2) My priorities have shifted since having children. Pre-kids, I would hate to feel like I was a flake or make someone upset by not showing up to something I’d been invited to. And I still try to make most of to what we are invited to, but sometimes it just doesn’t work out. If my kid is sick? I’ll be home taking care of them. If it’s past my 9pm bed time? You bet your sweet ass I’m laying in bed. Why? Because I’m tired. And because I don’t work well without sleep. And because you’ll get the best part of me in the morning. It’s pretty much a slippery downhill slope from there. I mean, I can rally, but it sure as hell goes south pretty damn quick from 8pm on. And yes, this is mainly because of my baby and toddler, but to be honest, I really like my sleep. I like my routine with my little family. And my baby doesn’t take a bottle, so it’s what works for us. What are ya gonna do?
3) I care still, but I don’t lose sleep over it. And I don’t mean for that to sound bitchy, I honestly don’t. I’m just saying that what used to make me get that sinking gut feeling of “I hope they’re not mad at me”, is now “They know what my life is like right now. If they’re really my friend they’ll understand.” And it’s true. I’ve found that my friends DO understand. And it goes both ways. After having kids, I totally get how things don’t always go to plan. I can honestly say I would NEVER get mad at a friend for missing out because something came up with their family. It’s just not worth it. Life is too short to be mad and petty.
4) It won’t always be this way. When my daughter was a baby, she went wherever I went. She didn’t take a bottle so that’s just how we did things. As she gets older I am able to do more things by myself for longer periods of time. Now that she’s 2.5 she’s perfectly fine spending whatever amount of time without me, but now my son has taken up her mantle. So it’s just a perfect example of how things are always changing. Yes, right now I’m limited to certain things I can do and when, but it won’t always be this way. And I’m honestly content with how things are. I know all too well how this baby phase will fly by and soon I’ll have an independent toddler on my hands. I’m trying to savor every moment.

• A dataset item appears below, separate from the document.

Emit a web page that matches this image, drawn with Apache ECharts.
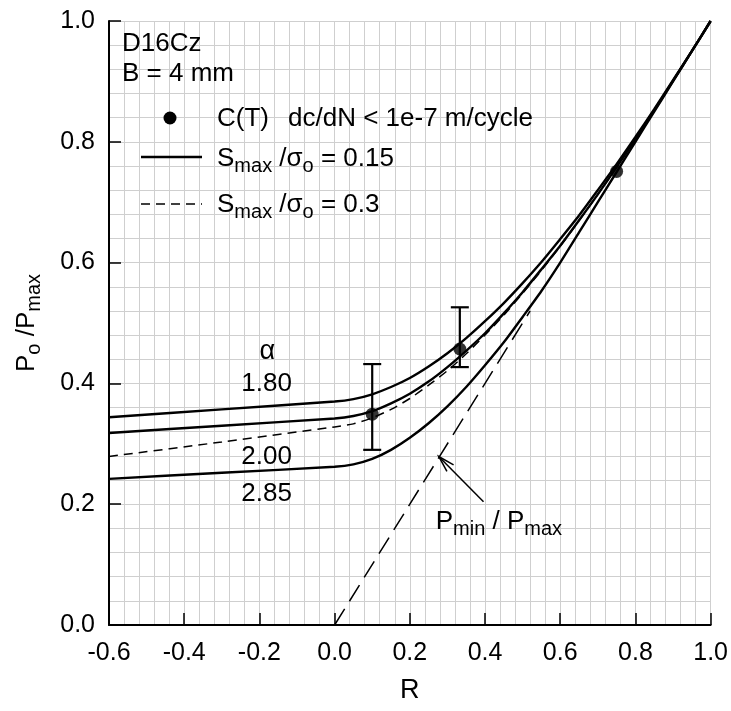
<!DOCTYPE html>
<html><head><meta charset="utf-8">
<script src="https://cdn.jsdelivr.net/npm/echarts@6/dist/echarts.min.js"></script>
<style>html,body{margin:0;padding:0;background:#fff}#c{width:731px;height:711px}</style>
</head><body><div id="c"></div>
<script>
// ---- data ----
const R_GRID   = [-0.6,-0.3,0,0.05,0.1,0.15,0.2,0.25,0.3,0.35,0.4,0.45,0.5,0.55,0.6,0.65,0.7,0.75,0.8,0.85,0.9,0.95,1.0];
const alpha180 = [0.344,0.357,0.370,0.374,0.382,0.394,0.409,0.428,0.450,0.475,0.503,0.533,0.566,0.601,0.639,0.678,0.720,0.763,0.808,0.854,0.902,0.950,1.0];
const alpha200 = [0.318,0.330,0.342,0.346,0.354,0.367,0.383,0.403,0.427,0.454,0.483,0.516,0.551,0.589,0.628,0.670,0.713,0.758,0.805,0.852,0.901,0.950,1.0];
const smax03   = [0.279,0.303,0.328,0.333,0.343,0.357,0.375,0.397,0.421,0.449,0.480,0.513,0.549,0.587,0.627,0.669,0.713,0.758,0.804,0.852,0.901,0.950,1.0];
const alpha285 = [0.242,0.252,0.262,0.266,0.275,0.290,0.310,0.334,0.362,0.394,0.430,0.468,0.510,0.553,0.600,0.650,0.700,0.750,0.800,0.850,0.900,0.950,1.0];
const pminR = [0, 0.52];
const pminY = [0, 0.52];
const ctR    = [0.10, 0.333, 0.75];
const ctY    = [0.349, 0.457, 0.751];
const ctLow  = [0.290, 0.427, null];
const ctHigh = [0.432, 0.526, null];
const alphaLabels = ['1.80', '2.00', '2.85'];
const xTickLabels = ['-0.6','-0.4','-0.2','0.0','0.2','0.4','0.6','0.8','1.0'];

const FONT = 'Liberation Sans, Arial, sans-serif';
const zip = (xs, ys) => xs.map((x, i) => [x, ys[i]]);
const chart = echarts.init(document.getElementById('c'), null, {renderer: 'canvas'});

const curveStyle = {color: '#000', width: 2.4};
const lineSeries = (name, ys, style) => ({
  name, type: 'line', data: zip(R_GRID, ys), showSymbol: false, smooth: 0.25,
  lineStyle: style, z: 3, silent: true
});

chart.setOption({
  animation: false,
  backgroundColor: '#fff',
  grid: {left: 109, right: 19, top: 21, bottom: 86, containLabel: false},
  xAxis: {
    type: 'value', min: -0.6, max: 1.0, interval: 0.2,
    axisLine: {show: true, onZero: false, lineStyle: {color: '#000', width: 2}},
    axisTick: {show: true, inside: true, length: 12, lineStyle: {color: '#000', width: 1.5}},
    axisLabel: {color: '#000', fontSize: 25, fontFamily: FONT, margin: 16,
      formatter: v => xTickLabels[Math.round((v + 0.6) / 0.2)]},
    splitLine: {show: true, lineStyle: {color: '#cfcfcf', width: 1}},
    minorTick: {show: false, splitNumber: 5},
    minorSplitLine: {show: true, lineStyle: {color: '#cfcfcf', width: 1}},
    name: 'R', nameLocation: 'middle', nameGap: 52,
    nameTextStyle: {color: '#000', fontSize: 27, fontFamily: FONT}
  },
  yAxis: {
    type: 'value', min: 0, max: 1.0, interval: 0.2,
    axisLine: {show: true, onZero: false, lineStyle: {color: '#000', width: 2}},
    axisTick: {show: true, inside: true, length: 12, lineStyle: {color: '#000', width: 1.5}},
    axisLabel: {color: '#000', fontSize: 25, fontFamily: FONT, margin: 14,
      formatter: v => v.toFixed(1)},
    splitLine: {show: true, lineStyle: {color: '#cfcfcf', width: 1}},
    minorTick: {show: false, splitNumber: 5},
    minorSplitLine: {show: true, lineStyle: {color: '#cfcfcf', width: 1}}
  },
  series: [
    lineSeries('a180', alpha180, curveStyle),
    lineSeries('a200', alpha200, curveStyle),
    lineSeries('a285', alpha285, curveStyle),
    lineSeries('s03', smax03, {color: '#000', width: 1.5, type: [9, 6]}),
    {name: 'pmin', type: 'line', data: zip(pminR, pminY), showSymbol: false,
     lineStyle: {color: '#000', width: 1.5, type: [19, 9]}, z: 2, silent: true},
    {name: 'err', type: 'custom', encode: {x: 0, y: [1, 2]}, z: 4, silent: true,
     data: ctR.map((r, i) => ctLow[i] == null ? null : [r, ctLow[i], ctHigh[i]]).filter(Boolean),
     renderItem: (params, api) => {
       const x = api.value(0), lo = api.value(1), hi = api.value(2);
       const p1 = api.coord([x, hi]), p2 = api.coord([x, lo]);
       const w = 9, st = {stroke: '#000', lineWidth: 2.2};
       return {type: 'group', children: [
         {type: 'line', shape: {x1: p1[0], y1: p1[1], x2: p2[0], y2: p2[1]}, style: st},
         {type: 'line', shape: {x1: p1[0]-w, y1: p1[1], x2: p1[0]+w, y2: p1[1]}, style: st},
         {type: 'line', shape: {x1: p2[0]-w, y1: p2[1], x2: p2[0]+w, y2: p2[1]}, style: st}
       ]};
     }},
    {name: 'ct', type: 'scatter', data: zip(ctR, ctY), symbol: 'circle', symbolSize: 13,
     itemStyle: {color: '#000'}, z: 5, silent: true}
  ]
});

// ---- annotations (positions in data coordinates) ----
const px = (x, y) => chart.convertToPixel({gridIndex: 0}, [x, y]);
const rich = {
  m: {fontSize: 26, fontFamily: FONT, color: '#000', lineHeight: 30, verticalAlign: 'top'},
  s: {fontSize: 20, fontFamily: FONT, color: '#000', lineHeight: 20, verticalAlign: 'bottom', padding: [14, 0, 0, 0]}
};
const plain = (text, x, y, align, size) => ({type: 'text', x, y, silent: true, z: 10,
  style: {text, fill: '#000', font: (size || 26) + 'px ' + FONT, align: align || 'left', verticalAlign: 'middle'}});
const richText = (text, x, y, align, rot) => ({type: 'text', x, y, rotation: rot || 0, silent: true, z: 10,
  style: {text, rich, align: align || 'left', verticalAlign: 'top'}});

const aPos = px(-0.179, 0.452);
const l180 = px(-0.181, 0.399), l200 = px(-0.181, 0.279), l285 = px(-0.181, 0.217);
const pmPos = px(0.269, 0.167);
const arrTail = px(0.396, 0.204), arrTip = px(0.277, 0.279);
const dx = arrTail[0] - arrTip[0], dy = arrTail[1] - arrTip[1];
const L = Math.hypot(dx, dy), ux = dx / L, uy = dy / L;
const ang = 16 * Math.PI / 180, hl = 17;
const wing = s => [arrTip[0] + hl * (ux * Math.cos(s*ang) - uy * Math.sin(s*ang)),
                   arrTip[1] + hl * (ux * Math.sin(s*ang) + uy * Math.cos(s*ang))];

chart.setOption({graphic: [
  plain('D16Cz', 122, 44),
  plain('B = 4 mm', 122, 74),
  {type: 'circle', shape: {cx: 170, cy: 118, r: 6.5}, style: {fill: '#000'}, silent: true},
  plain('C(T)', 217, 119),
  plain('dc/dN < 1e-7 m/cycle', 288, 119),
  {type: 'line', shape: {x1: 141, y1: 157, x2: 202, y2: 157}, style: {stroke: '#000', lineWidth: 2.4}, silent: true},
  richText('{m|S}{s|max}{m| /σ}{s|o}{m| = 0.15}', 217, 146),
  {type: 'line', shape: {x1: 141, y1: 204, x2: 202, y2: 204}, style: {stroke: '#000', lineWidth: 1.5, lineDash: [9, 6]}, silent: true},
  richText('{m|S}{s|max}{m| /σ}{s|o}{m| = 0.3}', 217, 192),
  plain('α', aPos[0], aPos[1], 'center', 27),
  plain(alphaLabels[0], l180[0], l180[1], 'center'),
  plain(alphaLabels[1], l200[0], l200[1], 'center'),
  plain(alphaLabels[2], l285[0], l285[1], 'center'),
  richText('{m|P}{s|min}{m| / P}{s|max}', pmPos[0], pmPos[1] - 15, 'left'),
  {type: 'line', shape: {x1: arrTail[0], y1: arrTail[1], x2: arrTip[0], y2: arrTip[1]}, style: {stroke: '#000', lineWidth: 1.5}, silent: true},
  {type: 'polyline', shape: {points: [wing(1), arrTip, wing(-1)]}, style: {stroke: '#000', lineWidth: 1.5, fill: null}, silent: true},
  richText('{m|P}{s|o}{m| /P}{s|max}', 14, 323, 'center', Math.PI / 2)
]});
</script>
</body></html>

5) Sometimes it’s just not worth it. Again, not trying to come off like a big jerk here, but at the end of the day I would much rather be glad that I didn’t force my kids to do something that would overtire them or overstimulate them so that they’re both tired, crying inconsolable kiddos. I’d rather do what is feasible for our family and that’s it. Yes, some families are probably more adventurous than ours but that’s what works for them. Sometimes I’ll push it and be stoked that both kids were fine and able to go to whatever outing and not have melt downs. However, there are many times where my husband and I will turn to each other and say “That was just NOT the melt down, crying jag, fighting a nap struggle etc”.
What I have learned in this change in my way of thinking of “not always trying to be a people pleaser”, is that people generally do understand. Before, I used to think I would have to come up with some elaborate white lie to avoid someone poking holes in my actual reason of “we can’t go because of the kids” or “we have to show up late so they can nap”. Now? I just tell the truth. “We’d love to go, but we’ll have to leave early so we can get the kids to bed on time. Otherwise it’s a nightmare” and people get it. They really do. And again, if they don’t? Oh well. They aren’t the ones dealing with the outcome, are they? So just do what works for you! You totally have this Mama!